__Task requirements__: Copy the lines of the data below exactly, starting at the first and stopping after the line that contains "t0_b = 0.0004"; include no pictures.

__Collected data__:
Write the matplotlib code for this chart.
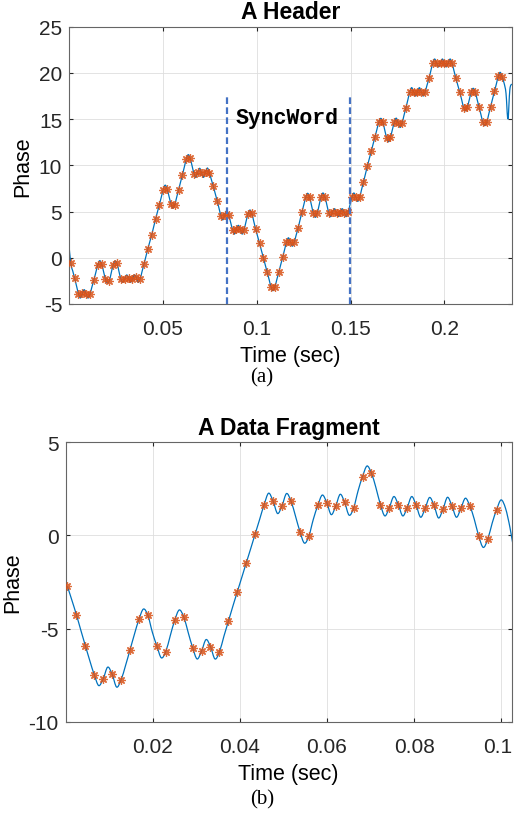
import numpy as np
import matplotlib
matplotlib.use("Agg")
import matplotlib.pyplot as plt
import matplotlib.transforms as mtransforms
from matplotlib.path import Path
from matplotlib.patches import PathPatch

plt.rcParams['font.family'] = ['Liberation Sans', 'DejaVu Sans']
plt.rcParams['axes.unicode_minus'] = False

# sample grid (seconds)
dt = 0.002053
t0_a = 0.00085
t0_b = 0.0004

# (a) header: phase at the sample points
phase_a = [-0.61, -2.23, -3.90, -3.85, -3.95, -3.90, -2.40, -0.79, -0.65, -2.31,
           -2.50, -0.79, -0.61, -2.31, -2.30, -2.15, -2.31, -2.10, -2.31, -0.70,
           0.94, 2.46, 4.15, 5.74, 7.36, 7.45, 5.85, 5.74, 7.36, 9.00,
           10.68, 10.75, 9.10, 9.28, 9.13, 9.32, 9.15, 7.73, 6.17, 4.50,
           4.60, 4.62, 3.05, 3.10, 3.08, 3.05, 4.73, 4.80, 3.10, 1.56,
           0.00, -1.58, -3.17, -3.15, -1.58, 0.03, 1.66, 1.75, 1.66, 3.18,
           4.90, 6.54, 6.54, 4.80, 4.85, 6.60, 6.55, 4.85, 4.95, 4.88,
           4.95, 4.88, 4.92, 6.54, 6.60, 6.54, 8.20, 9.90, 11.50, 13.10,
           14.70, 14.70, 13.00, 13.05, 14.65, 14.60, 14.55, 16.20, 17.90, 17.97,
           17.90, 17.97, 17.95, 19.40, 21.10, 21.04, 21.10, 21.04, 21.10, 21.04,
           19.40, 17.90, 16.25, 16.34, 17.97, 17.95, 16.30, 14.65, 14.65, 16.34,
           18.00, 19.63, 19.52]
# (a) curve half way between samples
mid_a = [-1.42, -3.07, -4.36, -3.46, -4.36, -3.15, -1.60, -0.32, -1.48, -2.74,
         -1.65, -0.36, -1.46, -2.66, -1.87, -2.66, -1.87, -2.66, -1.50, 0.12,
         1.70, 3.30, 4.95, 6.55, 7.85, 6.65, 5.35, 6.55, 8.18, 9.84,
         11.15, 9.93, 8.70, 9.67, 8.70, 9.70, 8.45, 6.95, 5.33, 4.10,
         5.10, 3.83, 2.56, 3.50, 2.56, 3.90, 5.16, 3.95, 2.33, 0.78,
         -0.79, -2.37, -3.57, -2.36, -0.77, 0.85, 2.15, 1.25, 2.42, 4.04,
         5.72, 6.97, 5.67, 4.37, 5.72, 7.00, 5.70, 4.45, 5.30, 4.45,
         5.30, 4.45, 5.73, 7.00, 6.10, 7.37, 9.05, 10.70, 12.30, 13.90,
         15.08, 13.85, 12.55, 13.85, 15.10, 14.10, 15.38, 17.05, 18.40, 17.50,
         18.40, 17.50, 18.68, 20.25, 21.50, 20.65, 21.50, 20.65, 21.50, 20.22,
         18.65, 17.08, 15.90, 17.15, 18.33, 17.13, 15.48, 14.29, 15.50, 17.17,
         18.80, 20.06]
head_a = [1.5]
tail_a = [18.9, 17.8, 15.0, 18.2, 18.8]
sync_bounds = [0.0840, 0.1497]
sync_top = 17.5

# (b) data fragment
phase_b = [-2.73, -4.25, -5.91, -7.48, -7.70, -7.45, -7.75, -6.14, -4.50, -4.29,
           -5.93, -6.23, -4.55, -4.36, -6.02, -6.21, -5.97, -6.25, -4.61, -3.02,
           -1.47, 0.09, 1.66, 1.84, 1.60, 1.85, 0.21, -0.04, 1.61, 1.77,
           1.57, 1.78, 1.46, 3.16, 3.34, 1.66, 1.50, 1.66, 1.50, 1.62,
           1.45, 1.61, 1.41, 1.59, 1.45, 1.59, -0.04, -0.21, 1.39]
mid_b = [-3.48, -5.09, -6.72, -8.06, -7.07, -8.14, -6.98, -5.29, -3.95, -5.20,
         -6.57, -5.38, -4.00, -5.20, -6.63, -5.59, -6.63, -5.41, -3.80, -2.25,
         -0.70, 0.87, 2.27, 1.18, 2.25, 1.05, -0.41, 0.87, 2.17, 1.12,
         2.21, 1.09, 2.39, 3.73, 2.57, 1.05, 2.09, 1.05, 2.09, 0.98,
         2.04, 0.94, 2.05, 0.98, 2.00, 0.87, -0.64, 0.66]
head_b = []
tail_b = [1.91, 1.45, 0.40, -1.00]

LINE = '#0072BD'
MARK = '#D95319'


def build_curve(t0, phase, mid, head, tail):
    vals = list(head)
    for i, p in enumerate(phase):
        vals.append(p)
        if i < len(mid):
            vals.append(mid[i])
    vals += tail
    start = t0 - 0.5 * dt * len(head)
    t = start + 0.5 * dt * np.arange(len(vals))
    return t, np.array(vals)


def smooth_path(x, y):
    pts = np.column_stack([x, y])
    n = len(pts)
    verts = [pts[0]]
    codes = [Path.MOVETO]
    for i in range(n - 1):
        p0 = pts[max(i - 1, 0)]
        p1 = pts[i]
        p2 = pts[i + 1]
        p3 = pts[min(i + 2, n - 1)]
        verts += [p1 + (p2 - p0) / 6, p2 - (p3 - p1) / 6, p2]
        codes += [Path.CURVE4] * 3
    return Path(verts, codes)


def style(ax, title, xlim, ylim, xticks, yticks):
    ax.set_xlim(*xlim)
    ax.set_ylim(*ylim)
    ax.set_xticks(xticks)
    ax.set_xticklabels([f"{v:g}" for v in xticks])
    ax.set_yticks(yticks)
    ax.grid(True, color='#dedede', lw=0.6)
    ax.set_axisbelow(True)
    ax.tick_params(direction='in', top=True, right=True, length=3,
                   labelsize=15, colors='#262626')
    ax.tick_params(axis='x', pad=11)
    ax.tick_params(axis='y', pad=5)
    for s in ax.spines.values():
        s.set_color('#666666')
        s.set_linewidth(0.8)
    ax.set_title(title, fontsize=16.5, fontweight='bold', pad=6)
    ax.set_xlabel('Time (sec)', fontsize=15.5, labelpad=5)
    ax.set_ylabel('Phase', fontsize=15.5, labelpad=4)


fig = plt.figure(figsize=(5.14, 8.29), dpi=100)
ax1 = fig.add_axes([0.1346, 0.6322, 0.861, 0.3344])
ax2 = fig.add_axes([0.1278, 0.1282, 0.8677, 0.337])

for ax, t0, phase, mid, head, tail in [
        (ax1, t0_a, phase_a, mid_a, head_a, tail_a),
        (ax2, t0_b, phase_b, mid_b, head_b, tail_b)]:
    tc, vc = build_curve(t0, phase, mid, head, tail)
    ax.add_patch(PathPatch(smooth_path(tc, vc), fill=False, edgecolor=LINE, lw=0.9, zorder=2))
    ts = t0 + dt * np.arange(len(phase))
    ax.plot(ts, phase, linestyle='none', marker=(8, 2, 0), ms=6, mew=0.9,
            color=MARK, alpha=0.85, zorder=3)

for b in sync_bounds:
    ax1.plot([b, b], [-5, sync_top], ls=(0, (3, 1.5)), color='#4472C4', lw=1.6, zorder=4)
ax1.text(0.0888, 15.2, 'SyncWord', family=['Liberation Mono', 'DejaVu Sans Mono'],
         fontweight='bold', fontsize=15.5, va='center', ha='left')

style(ax1, 'A Header', (0, 0.2359), (-5, 25), [0.05, 0.1, 0.15, 0.2], [-5, 0, 5, 10, 15, 20, 25])
style(ax2, 'A Data Fragment', (0, 0.1024), (-10, 5), [0.02, 0.04, 0.06, 0.08, 0.1], [-10, -5, 0, 5])

# keep the last tick label of (b) inside the figure
last = ax2.get_xticklabels()[-1]
last.set_transform(last.get_transform() + mtransforms.ScaledTranslation(-4 / 100, 0, fig.dpi_scale_trans))

fig.text(0.51, 1 - 378 / 829, '(a)', family=['Liberation Serif', 'DejaVu Serif'],
         fontsize=15, ha='center', va='center')
fig.text(0.51, 1 - 800 / 829, '(b)', family=['Liberation Serif', 'DejaVu Serif'],
         fontsize=15, ha='center', va='center')

fig.savefig('out.png', dpi=100)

__Written answer__:
Write the matplotlib code for this chart.
import numpy as np
import matplotlib
matplotlib.use("Agg")
import matplotlib.pyplot as plt
import matplotlib.transforms as mtransforms
from matplotlib.path import Path
from matplotlib.patches import PathPatch

plt.rcParams['font.family'] = ['Liberation Sans', 'DejaVu Sans']
plt.rcParams['axes.unicode_minus'] = False

# sample grid (seconds)
dt = 0.002053
t0_a = 0.00085
t0_b = 0.0004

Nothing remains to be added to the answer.